In the first half, Head of Telescope Operations at the Arecibo Observatory, Angel Vazquez, talked about the radio telescope's history and what happened when it collapsed on the morning of December 1. He also shared some of the important discoveries made there. Inaugurated in 1963, Arecibo was a huge radio telescope dish and employed a planetary radar system, making the operation unique, he explained. The telescope's Puerto Rico location was chosen because they needed to position it on a large natural sinkhole. The first cable that snapped (which weighed 20,000 lbs) occurred on August 10, 2020, and broke a couple of panels on the dish, he recounted, which put stress on the other cables. On November 6, one of the main cables broke, and there was no way to stabilize it without endangering human life. The owners, the National Science Foundation (NSF), decided to decommission the telescope at that point, and less than a month later, there was a complete collapse.
It will cost around $350-400 million to bring the telescope back to its former level of operation, Vazquez estimated. However, the NSF doesn't have that kind of money, he reported, so funding would have to come from a congressional appropriation or a wealthy donor. He recalled some of the highlights of Arecibo's discoveries, including a binary pulsar system, and the very first exoplanet. A radio telescope, he noted, doesn't depend on light from a lens but rather can listen to signals from millions and millions of light-years away. He reminisced about some of the astronomers associated with the telescope over the years, including Frank Drake, Jill Tartar (whom Jodie Foster's character in "Contact" was based on), and Seth Shostak of SETI. Vazquez also spoke about his longstanding interest in Ham radio, and how his broadcasts on it were particularly helpful to others when Hurricane Maria struck Puerto Rico in 2017.
Author, organizer, and public affairs professional, Michael Jawer worked on indoor environmental issues. In the course of his work with those affected by sick buildings, his investigations opened his eyes to the mix of physical, mental, emotional, and spiritual influences that predispose certain people to be highly sensitive. In the latter half, he discussed how emotions and sensitivities can trigger unusual states, including déjà vu, past-life recall, synesthesia, and extreme empathy. One of his findings when working with people who suffered from sick building syndrome was that they're more likely to have paranormal perceptions, such as seeing apparitions. The late parapsychologist William Roll mentioned to him that back in the 19th century, mediums were called "sensitives," which led Jawer to explore this topic and conduct a related survey in the esteemed Journal of Psychical Research.

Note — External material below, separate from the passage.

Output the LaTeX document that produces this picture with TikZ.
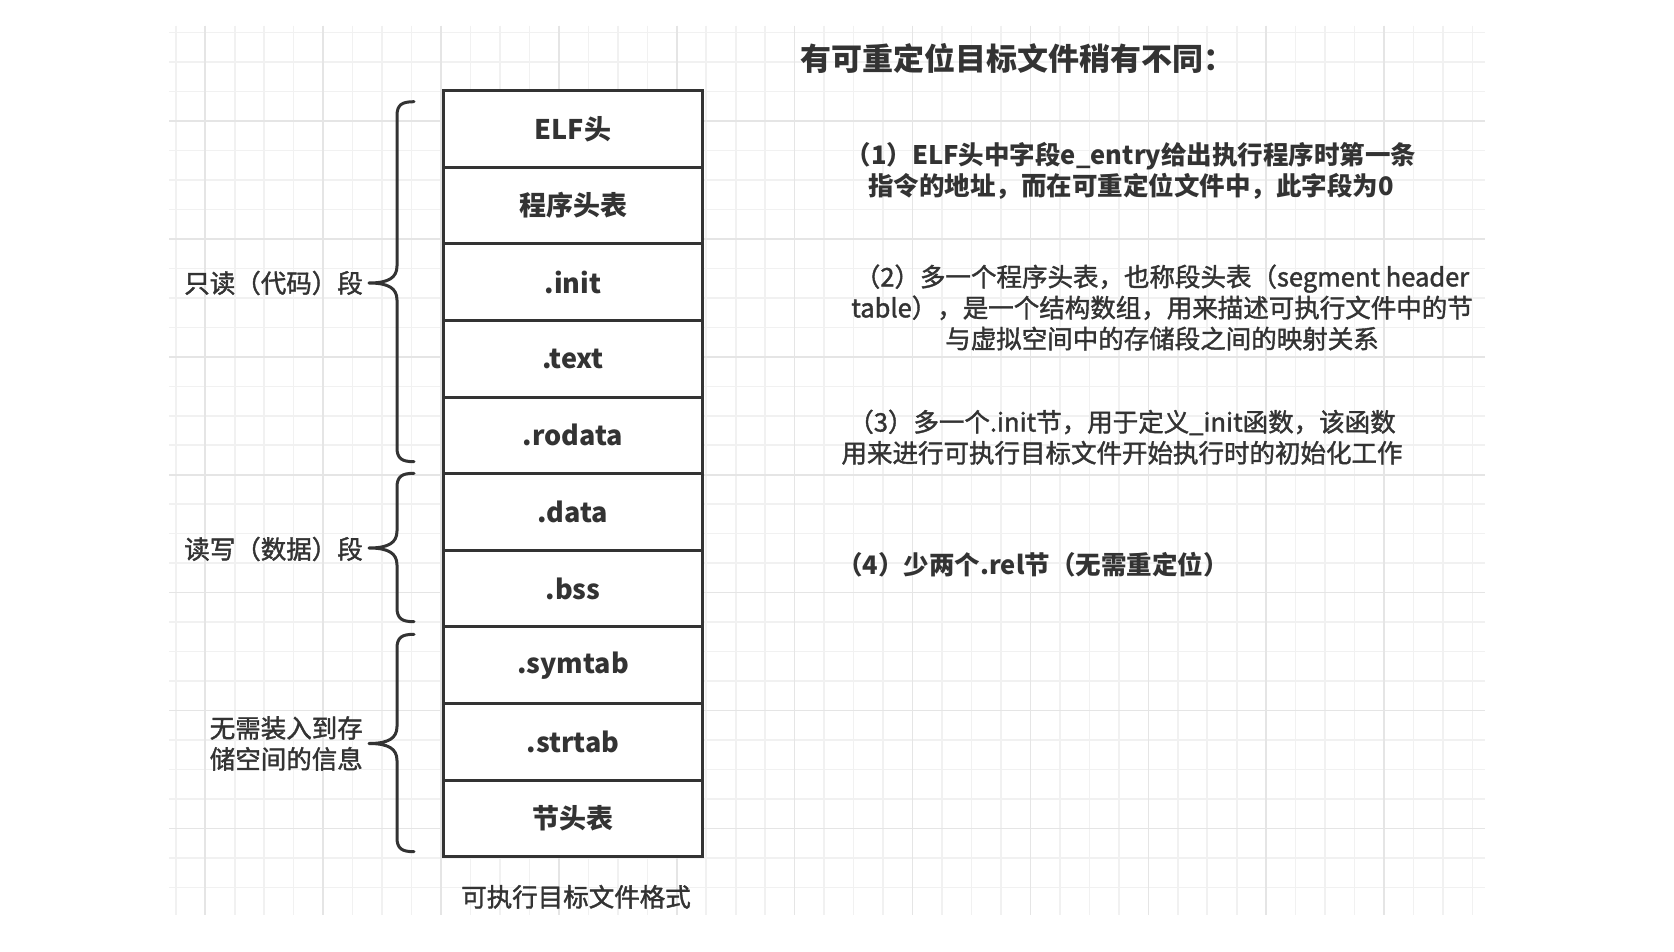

Synesthesia, which is the experience of overlapping senses, such as feeling color or smelling sound, is more common among sensitive individuals and artists, and mirror sensing (when people strongly feel others' pain) may be a form of this, he suggested. There are well-documented cases of children up to the age of six who experience past life recall or another person's memories, which are often traumatic or involve violent deaths. These memories carry intense emotional residue, and because this energy may be stuck, perhaps they are transmitted to the children as a form or release, he hypothesized. We are driven by emotions more than we realize, Jawer added, and they seem to be the common denominator in anomalous perceptions.